The simplest type of video content produced for VR is monoscopic, using what amounts to a single ‘360°’ camera. In practice this single image will likely use multiple cameras to cover the entire field of view and stitch the separate images together retrospectively. This is the cheapest and easiest method of 360° video production but doesn’t provide any of that vital depth information. A more complicated, but arguably better, approach is to use stereoscopic video which is produced by capturing two 360° images, one for each eye, providing depth perception from the stereo image. This method is more difficult to get right due to the complications of stitching the images for each eye together accurately. Capturing enough information to reproduce the focal depth as well as a stereo image is more complicated still, but advances are being made every day.

Arguably, the most successful way of addressing this issue of focus currently is with the effective use of light field displays. A ‘light field’ is how we describe all the light travelling through a region of space. A simple way to think about a light field display is to think about a regular display that could show you a different picture depending on the direction from which you viewed it. Although it may not be obvious, light field displays allow us to show images that have different focal depths. Objects further away from the viewer would create a noticeably different light field on the display than the same objects closer up. This requires the eye to adjust its focus to see them clearly, removing the brain-confusing mismatch between the focal and stereo depths.

Micro-lens Arrays

One way of creating a light field display to improve focus in VR is with the use of a micro-lens array, which is an overlaid transparent sheet with huge numbers of tiny, raised lenses.

Micro-lens array

Each micro-lens covers a small number of pixels of a regular display. These are beginning to emerge as technologies for wearables such as smartwatches and the image you see changes dependent upon which way you view it, a bit like an advanced version of the lenticular images you get in breakfast cereal boxes. However, this micro-lens method forces a trade off against resolution as it’s effectively turning multiple pixels into one.  

 

Micro-lens display

Micro-lens arrays are also reported to be complicated to produce at present, so we’ll also consider an alternative option.

The Light Field Stereoscope

To take advantage of the depth benefits of stereoscopy, multi-layer displays are currently being researched, where multiple display panels are layered with small gaps separating them. The eye sees each panel at a different focal distance and so by carefully crafting the content displayed on each layer, the display can place images at an appropriate depth. At SIGGRAPH 2015, Stanford University’s Huang et al presented the ‘Light field Stereoscope’ in which two LCD panels are backlit and placed one behind the other in the VR headset, with a spacer between. This allows us to project the background, or distant, images on the rear screen while the front screen displays images in the foreground of the scene you’re viewing. Distances in the middle of this range can be depicted by displaying partial images on each. This approximate light field adds some focal depth to the display, with objects in the foreground occluding those further back. The interaction of the two 2D displays is not the same as a true 4D light field but may well be sufficient. However, while there isn’t the same resolution trade off that we saw with the micro-lens approach, the front LCD panel acts as a diffuser and can therefore introduce some blurring.

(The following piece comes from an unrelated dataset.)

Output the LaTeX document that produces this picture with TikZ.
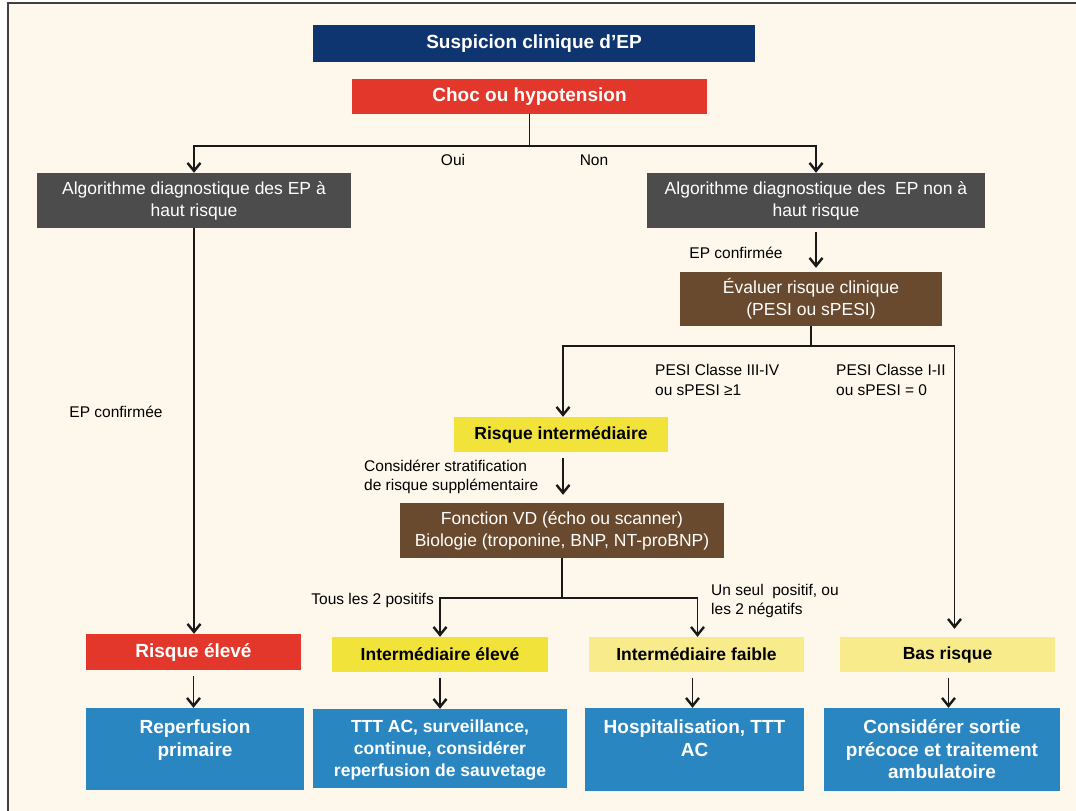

Schematic of factored near eye light field display. Two stacked, transparent liquid crystal displays modulate the uniform backlight in a multiplicative fashion. When observed through a pair of lenses, the display provides focus cues in addition to binocular disparity afforded by conventional VR displays.

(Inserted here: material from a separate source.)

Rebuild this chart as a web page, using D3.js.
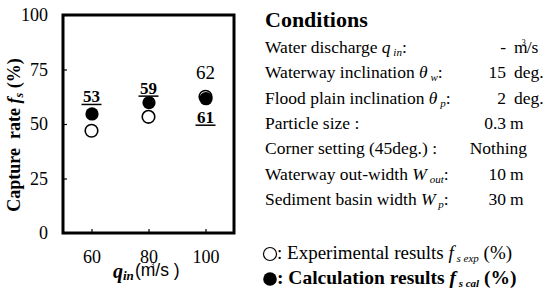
<!DOCTYPE html>
<html>
<head>
<meta charset="utf-8">
<script src="https://cdn.jsdelivr.net/npm/d3@7"></script>
<style>
  body { margin: 0; background: #fff; }
  svg { display: block; font-family: "Liberation Serif", "Times New Roman", serif; }
</style>
</head>
<body>
<div id="chart"></div>
<script>
// data
var discharge = [60, 80, 100];
var expRate = [46.9, 53.3, 62.5];     // open circles
var calRate = [54.6, 59.8, 61.6];     // filled circles
var calLabels = ["53", "59", "61"];
var expLabels = ["", "", "62"];
var yTicks = [0, 25, 50, 75, 100];
var xTicks = [60, 80, 100];

var condNames = ["Water discharge ", "Waterway inclination ", "Flood plain inclination ", "Particle size :",
                 "Corner setting (45deg.) :", "Waterway out-width ", "Sediment basin width "];
var condSym = [["q", "in"], ["\u03b8", "w"], ["\u03b8", "p"], null, null, ["W", "out"], ["W", "p"]];
var condVal = ["-", "15", "2", "0.3", "Nothing", "10", "30"];
var condUnit = ["m/s", "deg.", "deg.", "m", "", "m", "m"];

var svg = d3.select("#chart")
  .append("svg")
  .attr("width", 550)
  .attr("height", 294)

var x = d3.scaleLinear().domain([50, 110]).range([63, 234]);
var y = d3.scaleLinear().domain([0, 100]).range([233, 15]);

// axes, ticks pointing inward
var yAxis = svg.append("g")
  .attr("transform", "translate(63,0)")
  .call(d3.axisLeft(y).tickValues(yTicks).tickSize(-4).tickPadding(15))
var xAxis = svg.append("g")
  .attr("transform", "translate(0,233)")
  .call(d3.axisBottom(x).tickValues(xTicks).tickSize(-4).tickPadding(17))

svg.selectAll(".domain").remove()
svg.selectAll(".tick line").attr("stroke", "#000").attr("stroke-width", 1.2)
svg.selectAll(".tick text")
  .attr("fill", "#000")
  .style("font-family", "'Liberation Serif', 'Times New Roman', serif")
  .style("font-size", "18px")

svg.append("rect")
  .attr("x", 63).attr("y", 15)
  .attr("width", 171).attr("height", 218)
  .attr("fill", "none")
  .attr("stroke", "#000")
  .attr("stroke-width", 3)

// points
svg.selectAll(".exp")
  .data(discharge)
  .enter()
  .append("circle")
  .attr("class", "exp")
  .attr("cx", function(d) { return x(d) })
  .attr("cy", function(d, i) { return y(expRate[i]) })
  .attr("r", 6.3)
  .attr("fill", "#fff")
  .attr("stroke", "#000")
  .attr("stroke-width", 1.6)

svg.selectAll(".cal")
  .data(discharge)
  .enter()
  .append("circle")
  .attr("class", "cal")
  .attr("cx", function(d) { return x(d) + 0.5 })
  .attr("cy", function(d, i) { return y(calRate[i]) })
  .attr("r", 6.6)
  .attr("fill", "#000")

// value labels; last calc label sits under its point
var calOff = [-12, -9, 24];
discharge.forEach(function(d, i) {
  var by = y(calRate[i]) + calOff[i];
  svg.append("text")
    .attr("x", x(d)).attr("y", by)
    .attr("text-anchor", "middle")
    .attr("font-size", 17)
    .attr("font-weight", "bold")
    .text(calLabels[i])
  svg.append("line")
    .attr("x1", x(d) - 10).attr("x2", x(d) + 10)
    .attr("y1", by + 2.5).attr("y2", by + 2.5)
    .attr("stroke", "#000").attr("stroke-width", 1.5)
  if (expLabels[i] != "") {
    svg.append("text")
      .attr("x", x(d)).attr("y", y(expRate[i]) - 17.5)
      .attr("text-anchor", "middle")
      .attr("font-size", 19)
      .text(expLabels[i])
  }
})

// y label
var yl = svg.append("text")
  .attr("transform", "translate(20,135) rotate(-90)")
  .attr("text-anchor", "middle")
  .attr("font-size", 18)
  .attr("font-weight", "bold")
yl.append("tspan").text("Capture\u00a0\u00a0rate ")
yl.append("tspan").attr("font-style", "italic").text("f")
yl.append("tspan").attr("font-style", "italic").attr("font-size", 12).attr("dy", 3).text("s")
yl.append("tspan").attr("dy", -3).text(" (%)")

// x label
var xl = svg.append("text").attr("x", 113).attr("y", 278)
xl.append("tspan").attr("font-size", 20).attr("font-weight", "bold").attr("font-style", "italic").text("q")
xl.append("tspan").attr("font-size", 13).attr("font-weight", "bold").attr("font-style", "italic").attr("dy", 2).text("in")
var xu = svg.append("text").attr("x", 135).attr("y", 276)
  .attr("font-family", "Liberation Sans, Arial, sans-serif").attr("font-size", 17.5)
xu.append("tspan").text("(m")
xu.append("tspan").attr("font-size", 7).attr("dy", -9).attr("dx", -5).text("3")
xu.append("tspan").attr("dy", 9).attr("dx", 1).text("/s )")

// conditions panel
svg.append("text")
  .attr("x", 265).attr("y", 27)
  .attr("font-size", 22)
  .attr("font-weight", "bold")
  .text("Conditions")

condNames.forEach(function(n, i) {
  var by = 53 + i * 25.3;
  var t = svg.append("text").attr("x", 265).attr("y", by).attr("font-size", 17.5)
  t.append("tspan").text(n)
  if (condSym[i]) {
    t.append("tspan").attr("font-style", "italic").text(condSym[i][0])
    t.append("tspan").attr("font-style", "italic").attr("font-size", 11).attr("dy", 3).text(" " + condSym[i][1])
    t.append("tspan").attr("dy", -3).text(":")
  }
  if (condUnit[i] == "") {
    svg.append("text").attr("x", 527).attr("y", by).attr("font-size", 17.5)
      .attr("text-anchor", "end").text(condVal[i])
  } else {
    svg.append("text").attr("x", 506).attr("y", by).attr("font-size", 17.5)
      .attr("text-anchor", "end").text(condVal[i])
    var u = svg.append("text").attr("x", condUnit[i] == "m" ? 510 : 514).attr("y", by).attr("font-size", 17.5)
    if (condUnit[i] == "m/s") {
      u.append("tspan").text("m")
      u.append("tspan").attr("font-size", 8).attr("dy", -8).attr("dx", -6).text("3")
      u.append("tspan").attr("dy", 8).attr("dx", 1).text("/s")
    } else {
      u.text(condUnit[i])
    }
  }
})

// legend
svg.append("circle").attr("cx", 270).attr("cy", 254).attr("r", 6.5)
  .attr("fill", "#fff").attr("stroke", "#000").attr("stroke-width", 1.2)
svg.append("circle").attr("cx", 270).attr("cy", 279).attr("r", 6.8).attr("fill", "#000")

var l1 = svg.append("text").attr("x", 277).attr("y", 259).attr("font-size", 19)
l1.append("tspan").text(": Experimental results ")
l1.append("tspan").attr("font-style", "italic").text("f")
l1.append("tspan").attr("font-style", "italic").attr("font-size", 11).attr("dy", 3).text(" s exp")
l1.append("tspan").attr("dy", -3).text(" (%)")

var l2 = svg.append("text").attr("x", 277).attr("y", 284).attr("font-size", 19.5).attr("font-weight", "bold")
l2.append("tspan").text(": Calculation results ")
l2.append("tspan").attr("font-style", "italic").text("f")
l2.append("tspan").attr("font-style", "italic").attr("font-size", 11).attr("dy", 3).text(" s cal")
l2.append("tspan").attr("dy", -3).text(" (%)")
</script>
</body>
</html>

Huang et al’s Light Field Stereoscope

 

What comes next?

To accompany light field displays, in recent years we have seen the emergence of light field cameras such as Lytro, which capture the full 4D light field across a camera aperture. These computational cameras allow you to produce light field images that allow you to refocus or move the view position after capture, opening up all kinds of creative possibilities. These cameras are also ostensibly better than your average camera as they typically capture more light. Next-generation 360° light field cameras offer to take this further and extend the focus and viewpoint-independent properties of light field images to VR. This bodes well for the future of 360° light field video playback on mobile VR devices. It will allow the user to explore the whole scene with freedom of head movement and natural depth perception, all within a VR headset. Another emerging area in VR is positional tracking on mobile, which will allow real time response of the images to the actual physical location of the user’s head, a vital point for achieving a truly immersive experience and something we’ll be considering in more depth in the future.